On
the Road: Big Bend National Park
by Jen Payne
Our trip led us closer and closer
to Big Bend country, with high, looming mesas and
arid deserts as far as you could see. Wire fences
noted ranches and homes along the road.
It is difficult to describe how foreign this place
is. Branford is a growing town of 29,000; Austin
explodes at 500,000. By comparison, the towns we
visit on this trip count populations like 7,800
(Fort Stockton), 455 (Marathon), and 250 (Terlingua
or Study Butte).
As we drove Route 385, we followed old electrical
poles--short well-worn wooden stakes, in no particular
shape or conformity. Some still wore glass transformers,
now perched in sad and telltale disemploy.

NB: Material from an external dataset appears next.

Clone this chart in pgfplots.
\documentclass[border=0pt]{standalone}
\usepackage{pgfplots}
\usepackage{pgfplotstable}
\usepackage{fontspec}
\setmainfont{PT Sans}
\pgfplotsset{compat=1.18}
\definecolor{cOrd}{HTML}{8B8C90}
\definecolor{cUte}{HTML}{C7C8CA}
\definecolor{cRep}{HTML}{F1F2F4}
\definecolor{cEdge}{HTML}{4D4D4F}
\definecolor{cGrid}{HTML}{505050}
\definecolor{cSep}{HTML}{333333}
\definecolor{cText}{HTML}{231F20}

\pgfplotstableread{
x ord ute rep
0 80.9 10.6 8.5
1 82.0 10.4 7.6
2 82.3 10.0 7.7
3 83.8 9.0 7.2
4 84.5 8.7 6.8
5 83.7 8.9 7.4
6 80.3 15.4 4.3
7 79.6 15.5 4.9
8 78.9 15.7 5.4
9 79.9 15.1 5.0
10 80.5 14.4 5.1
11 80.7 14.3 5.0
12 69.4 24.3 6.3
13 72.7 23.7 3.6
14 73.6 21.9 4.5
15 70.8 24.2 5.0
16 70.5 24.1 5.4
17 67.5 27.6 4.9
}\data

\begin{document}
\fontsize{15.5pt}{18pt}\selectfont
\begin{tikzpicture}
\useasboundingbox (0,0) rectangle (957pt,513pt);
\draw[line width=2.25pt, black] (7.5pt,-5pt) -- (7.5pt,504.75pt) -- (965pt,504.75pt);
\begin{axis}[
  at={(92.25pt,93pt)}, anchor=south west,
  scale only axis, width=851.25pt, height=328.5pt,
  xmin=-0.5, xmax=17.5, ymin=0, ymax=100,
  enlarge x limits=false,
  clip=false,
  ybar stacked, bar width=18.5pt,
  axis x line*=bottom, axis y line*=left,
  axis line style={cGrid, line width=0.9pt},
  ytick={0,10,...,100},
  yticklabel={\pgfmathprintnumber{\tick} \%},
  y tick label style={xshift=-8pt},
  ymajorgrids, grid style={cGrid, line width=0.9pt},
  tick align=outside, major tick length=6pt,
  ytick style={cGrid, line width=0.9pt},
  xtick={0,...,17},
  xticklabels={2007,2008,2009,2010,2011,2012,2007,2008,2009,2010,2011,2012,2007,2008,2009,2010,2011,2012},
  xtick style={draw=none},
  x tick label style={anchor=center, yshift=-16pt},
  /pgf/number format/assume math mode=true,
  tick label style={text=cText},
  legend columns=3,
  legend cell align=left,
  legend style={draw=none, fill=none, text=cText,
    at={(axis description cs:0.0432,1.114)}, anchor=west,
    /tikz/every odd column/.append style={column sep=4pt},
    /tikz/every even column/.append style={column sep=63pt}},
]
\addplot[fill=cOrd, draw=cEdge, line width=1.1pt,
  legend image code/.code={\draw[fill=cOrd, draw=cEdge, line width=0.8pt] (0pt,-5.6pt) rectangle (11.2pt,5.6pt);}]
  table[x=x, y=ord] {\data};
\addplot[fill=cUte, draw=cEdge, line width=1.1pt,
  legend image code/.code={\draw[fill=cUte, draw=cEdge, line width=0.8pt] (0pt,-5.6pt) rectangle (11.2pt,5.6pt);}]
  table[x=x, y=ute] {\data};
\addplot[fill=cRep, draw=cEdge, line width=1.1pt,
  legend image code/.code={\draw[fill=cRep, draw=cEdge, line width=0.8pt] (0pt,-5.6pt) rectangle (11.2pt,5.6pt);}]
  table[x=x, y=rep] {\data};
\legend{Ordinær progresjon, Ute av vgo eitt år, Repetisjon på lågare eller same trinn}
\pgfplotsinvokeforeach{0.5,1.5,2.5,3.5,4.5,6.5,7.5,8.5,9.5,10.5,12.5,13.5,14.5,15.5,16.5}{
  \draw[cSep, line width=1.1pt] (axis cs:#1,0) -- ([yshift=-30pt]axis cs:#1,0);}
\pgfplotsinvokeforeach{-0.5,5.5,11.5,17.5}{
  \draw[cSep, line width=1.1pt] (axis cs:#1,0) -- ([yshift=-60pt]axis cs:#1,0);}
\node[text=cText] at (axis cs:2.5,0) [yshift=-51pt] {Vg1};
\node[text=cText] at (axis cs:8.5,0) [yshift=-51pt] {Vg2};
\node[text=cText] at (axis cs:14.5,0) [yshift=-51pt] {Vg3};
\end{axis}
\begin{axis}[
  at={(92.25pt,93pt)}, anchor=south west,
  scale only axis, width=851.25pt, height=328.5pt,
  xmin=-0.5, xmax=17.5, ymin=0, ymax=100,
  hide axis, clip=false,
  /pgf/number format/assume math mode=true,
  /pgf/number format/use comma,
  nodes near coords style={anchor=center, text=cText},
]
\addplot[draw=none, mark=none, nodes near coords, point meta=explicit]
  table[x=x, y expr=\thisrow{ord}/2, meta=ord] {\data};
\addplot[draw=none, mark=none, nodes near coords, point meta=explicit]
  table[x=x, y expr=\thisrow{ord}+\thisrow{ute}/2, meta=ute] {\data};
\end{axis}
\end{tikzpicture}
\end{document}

Signs of approaching Marathon, Texas encouraged
familiar images: shops, restaurants, people bustling
about for last minute holiday gifts. Instead, we
crested a small hill and looked down into town--a
two block expanse with a gas station, gift shop,
bank, coffee shop and The Gage Hotel. Like an oasis
in the vast, flat-out landscape.
As I flew into Austin the day before, we passed
north of Houston. The pilot announced it on the
intercom and I bravely looked, expecting to see
the great metropolis as if peering down from a skyscraper.
I strained to see for several minutes before I saw
it...a small remark on the ground below, like a
chess piece on a giant game board.
In the same way, Marathon sat in play in this desert.